Las broncas parlamentarias

Firmas
José Miguel Giráldez

LAS BRONCAS en los parlamentos no son nuevas: basta con ver ese canal que transmite las sesiones en directo desde Westminster, donde esas bancadas tapizadas de verde no pueden pasar fácilmente desapercibidas. Me recuerdan guateques y sesiones de disco en el mejor Londres de otro tiempo. Pero es un lugar solemne, un hogar para la política, envuelto en esa arquitectura emblemática (reconstruida). Siempre me pareció incómodo, pero lo cierto es que los miembros del Parlamento inglés se apiñan como pueden (ni siquiera hay sitio para todos) y allí dirimen sus diferencias, que no son pocas (con el brexit se han exacerbado), y a veces se cabrean mucho.

La bronca casi se convirtió en marca de la casa, con ese speaker pop que tuvieron durante mucho tiempo, John Bercow, cuyos highlights (momentos culminantes, lo mejor de JB, y cosas así) son muy famosos en Youtube. No he seguido tan de cerca la trayectoria reciente de su sustituto, sir Lindsay Hoyle, como para opinar con fundamento, pero imagino que a duras penas logrará una fama comparable, porque la figura de Bercow es imbatible, también inimitable. Y su “order, orderrrr!” quedará, si no para la eternidad, sí para unas cuantas legislaturas.

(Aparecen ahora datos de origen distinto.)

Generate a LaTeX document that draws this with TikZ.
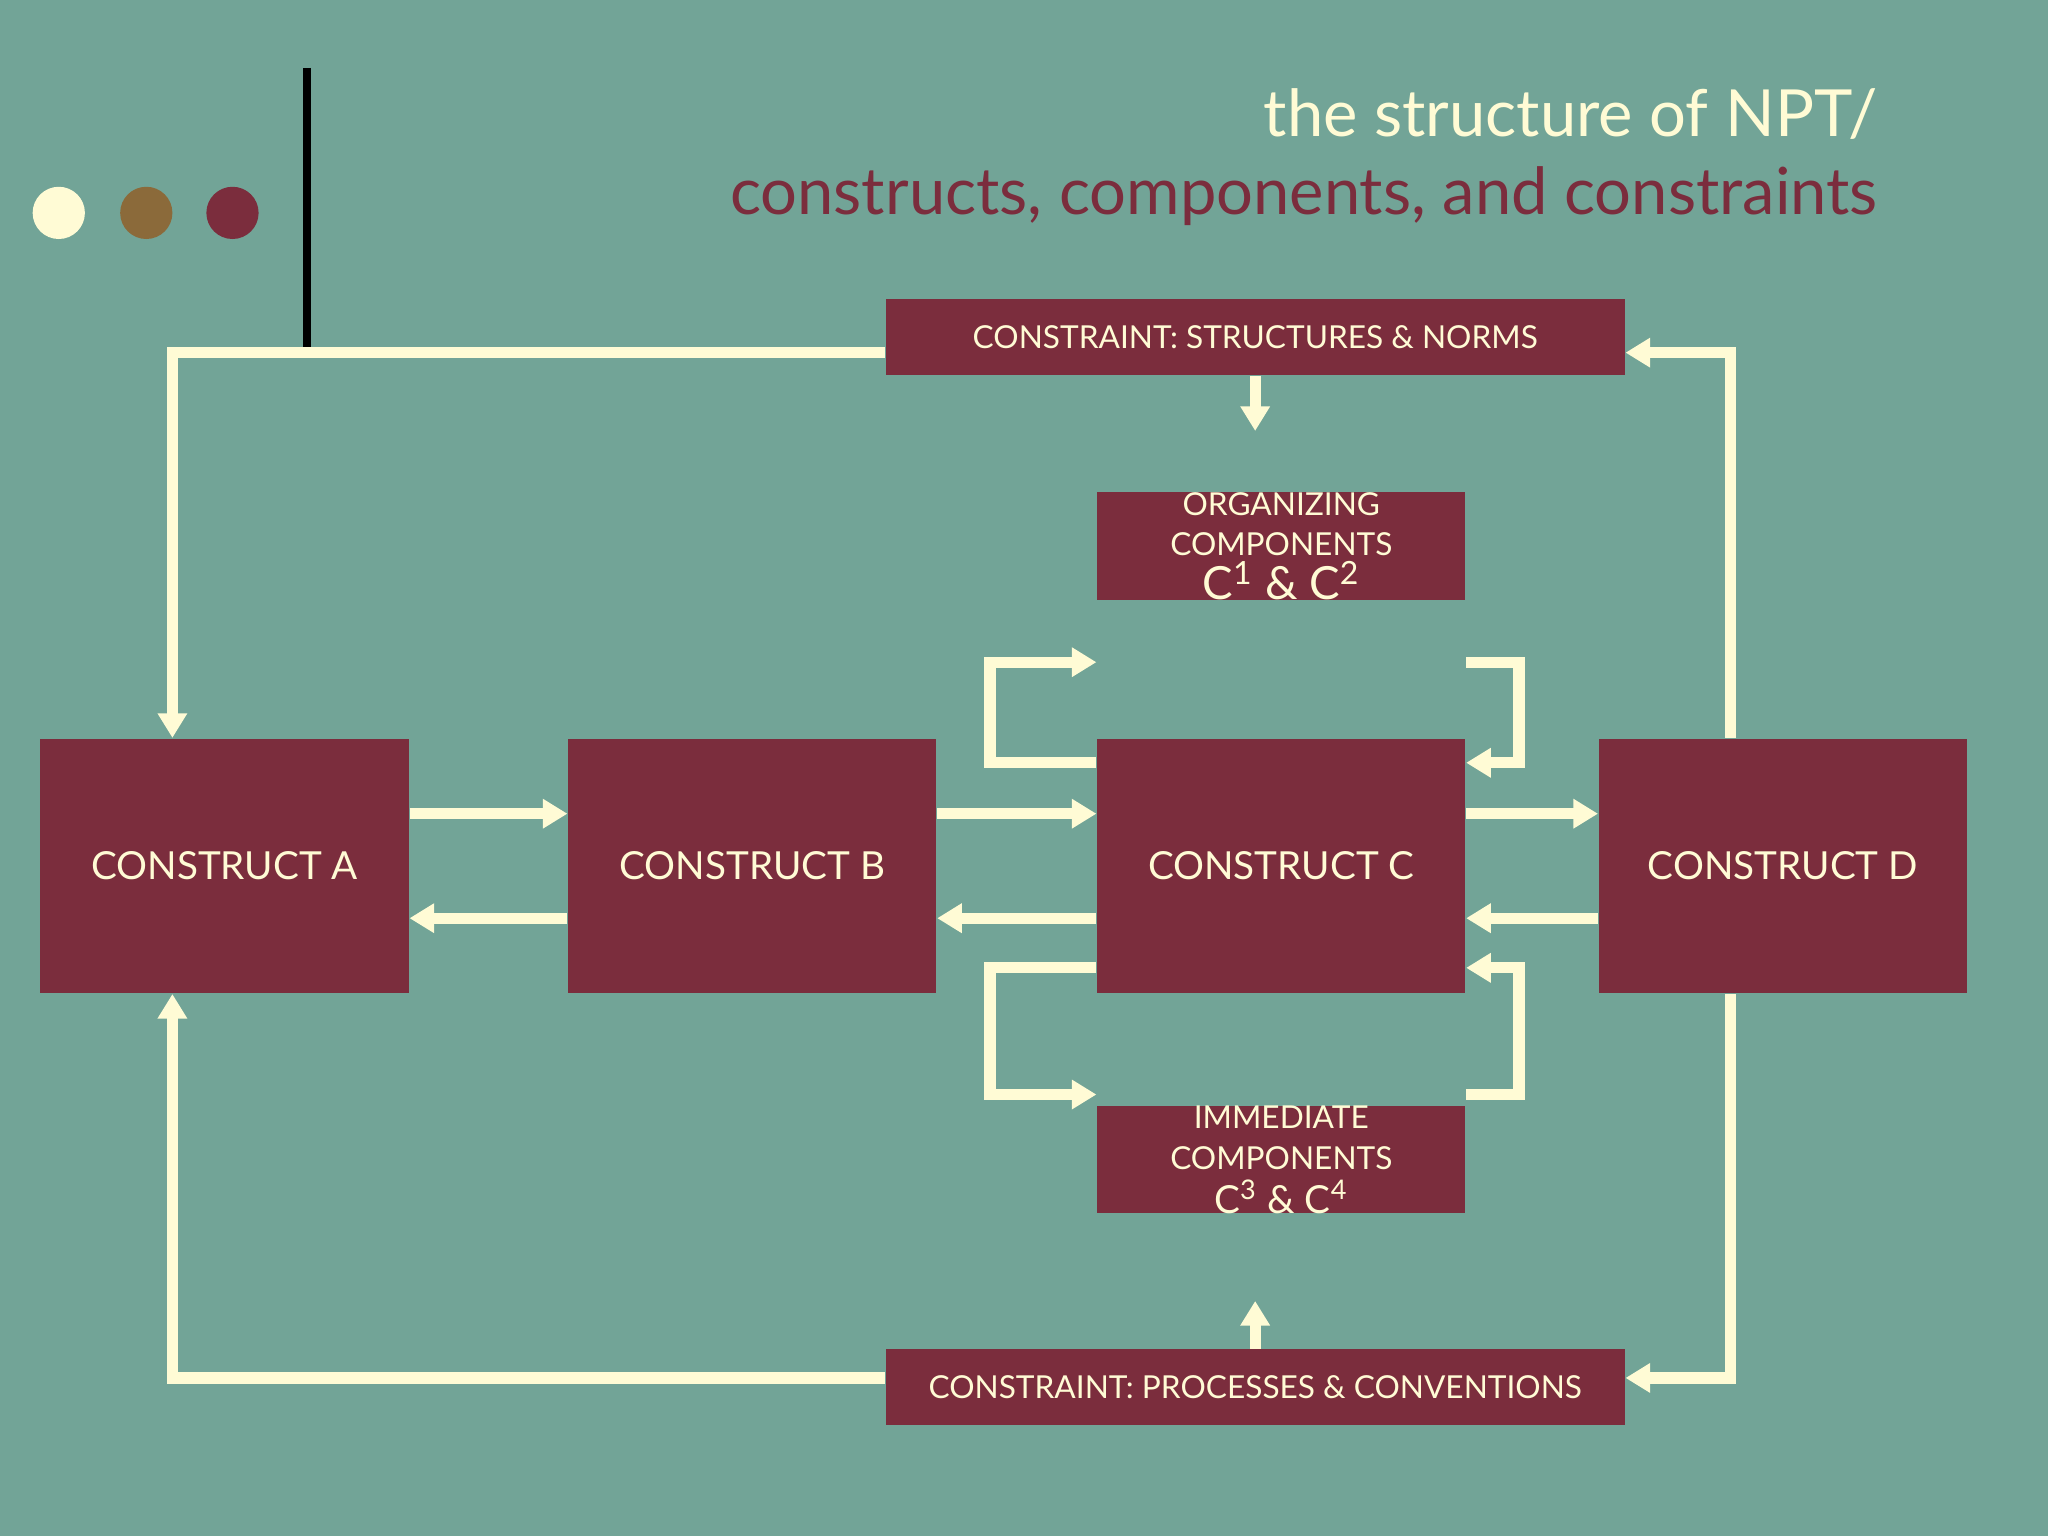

En ocasiones hemos visto trifulcas en Parlamentos y Congresos a lo largo del mundo. A veces han llegado a las manos. El ardor del debate ha subido, seguramente a causa de la creciente polarización, de tal forma que tal vez tengamos que prepararnos para espectáculos de esta índole. Lo del Parlamento inglés, con sus abucheos y sus sonidos de desaprobación, a veces nada suaves, parece que irá quedando en poco menos que una costumbre, en un comportamiento poco solemne (si tenemos en cuenta el lugar), pero no demasiado censurable. A John Bercow le preocupaba que los diputados se solaparan, un poco a la manera de los platós televisivos, pero eso hoy, tal y como está el patio, casi parece un mal menor. Un juego de niños.

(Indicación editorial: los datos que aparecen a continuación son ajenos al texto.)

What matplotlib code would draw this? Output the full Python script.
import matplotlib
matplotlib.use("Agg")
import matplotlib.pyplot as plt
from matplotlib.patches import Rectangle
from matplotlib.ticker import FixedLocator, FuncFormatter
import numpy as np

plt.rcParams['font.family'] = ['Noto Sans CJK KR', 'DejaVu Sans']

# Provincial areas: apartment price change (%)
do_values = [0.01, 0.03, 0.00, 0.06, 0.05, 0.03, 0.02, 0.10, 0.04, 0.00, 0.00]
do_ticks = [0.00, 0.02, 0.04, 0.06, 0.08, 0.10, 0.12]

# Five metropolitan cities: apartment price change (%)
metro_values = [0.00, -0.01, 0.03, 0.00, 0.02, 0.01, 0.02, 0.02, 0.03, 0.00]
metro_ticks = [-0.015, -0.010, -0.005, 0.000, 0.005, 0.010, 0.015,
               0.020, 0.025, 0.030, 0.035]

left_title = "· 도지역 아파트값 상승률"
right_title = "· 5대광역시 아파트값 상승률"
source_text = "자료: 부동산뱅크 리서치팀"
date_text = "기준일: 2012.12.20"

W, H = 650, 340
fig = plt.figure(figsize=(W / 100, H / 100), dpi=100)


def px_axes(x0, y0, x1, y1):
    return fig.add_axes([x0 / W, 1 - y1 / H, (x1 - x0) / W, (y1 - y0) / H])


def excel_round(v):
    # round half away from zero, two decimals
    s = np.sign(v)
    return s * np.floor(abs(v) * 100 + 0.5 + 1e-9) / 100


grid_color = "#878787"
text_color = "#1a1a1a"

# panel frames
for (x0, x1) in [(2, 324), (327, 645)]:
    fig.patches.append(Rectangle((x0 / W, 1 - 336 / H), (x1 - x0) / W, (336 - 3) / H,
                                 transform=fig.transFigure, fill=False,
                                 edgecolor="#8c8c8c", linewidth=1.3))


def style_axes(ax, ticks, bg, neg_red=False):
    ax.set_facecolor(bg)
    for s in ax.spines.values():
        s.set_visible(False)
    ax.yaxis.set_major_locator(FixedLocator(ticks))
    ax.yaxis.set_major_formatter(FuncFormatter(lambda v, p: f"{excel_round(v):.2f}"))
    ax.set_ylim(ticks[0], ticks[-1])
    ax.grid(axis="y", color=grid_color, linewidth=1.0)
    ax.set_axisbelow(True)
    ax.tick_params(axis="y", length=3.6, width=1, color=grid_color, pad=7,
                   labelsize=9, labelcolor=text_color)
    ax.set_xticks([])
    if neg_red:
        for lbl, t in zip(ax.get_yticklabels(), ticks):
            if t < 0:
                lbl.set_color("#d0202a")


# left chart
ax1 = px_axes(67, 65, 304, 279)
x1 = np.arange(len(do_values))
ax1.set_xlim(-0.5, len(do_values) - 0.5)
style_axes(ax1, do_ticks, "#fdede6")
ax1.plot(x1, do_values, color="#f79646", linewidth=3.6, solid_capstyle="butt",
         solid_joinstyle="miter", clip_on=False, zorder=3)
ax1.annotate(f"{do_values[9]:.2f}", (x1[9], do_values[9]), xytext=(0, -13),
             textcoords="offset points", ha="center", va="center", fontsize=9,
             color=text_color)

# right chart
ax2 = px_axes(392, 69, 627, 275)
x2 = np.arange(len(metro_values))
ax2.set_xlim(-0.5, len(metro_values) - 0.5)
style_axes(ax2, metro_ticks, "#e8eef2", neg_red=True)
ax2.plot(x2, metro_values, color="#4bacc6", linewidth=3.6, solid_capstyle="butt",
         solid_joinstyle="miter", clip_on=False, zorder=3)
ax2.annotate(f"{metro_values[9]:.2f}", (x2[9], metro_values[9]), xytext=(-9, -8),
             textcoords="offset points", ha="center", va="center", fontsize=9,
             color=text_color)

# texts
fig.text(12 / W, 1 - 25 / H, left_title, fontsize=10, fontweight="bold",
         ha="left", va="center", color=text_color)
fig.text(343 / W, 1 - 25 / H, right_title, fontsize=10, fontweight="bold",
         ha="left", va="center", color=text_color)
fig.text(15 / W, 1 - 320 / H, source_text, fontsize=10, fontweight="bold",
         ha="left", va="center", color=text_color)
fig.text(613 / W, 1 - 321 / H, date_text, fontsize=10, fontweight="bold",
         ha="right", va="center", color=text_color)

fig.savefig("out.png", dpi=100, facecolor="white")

Lo peor de las frases excesivamente contundentes (por decirlo de alguna manera), insultos o no, en las bancadas parlamentarias, reside en que probablemente son pronunciadas como un signo de identidad, como una manera de captar la atención, o, si quieren, como una estrategia publicitaria que va más allá de las bancadas y busca el fulgor de las pantallas. El maniqueísmo está ganando la partida en la política, y el contagio de la sociedad es un hecho. No es algo que suceda sólo aquí: esta visión simplista se extiende por todas partes. Hay un lenguaje elemental que se alimenta del ruido y de la confusión.

Luego, hemos asistido a barbaridades como lo que sucedió en el Capitolio de los Estados Unidos. En realidad, todo responde al lenguaje bravucón, pero, sobre todo, al lenguaje simplista que Trump ha potenciado siempre como una virtud. Ese tono de superioridad y, sobre todo, esa necesidad de no decir cosas demasiado profundas que, ay, puedan contener matices, como el pan puede contener trazas de frutos secos. El matiz estropea el curso de la furia. Pero una democracia no es nada sin los matices.

Es obvio que todo nace de esa espuma de la polarización. Algunos creen que se logran más réditos (¿electorales?) en la confrontación absoluta, y esa creencia tiene que ver con una atmósfera que nos trasciende, con el giro evidente hacia el autoritarismo. La democracia pierde en ese terreno, porque sólo lleva a la división total. Nada que ver con John Bercow, que nos sacaba una sonrisa.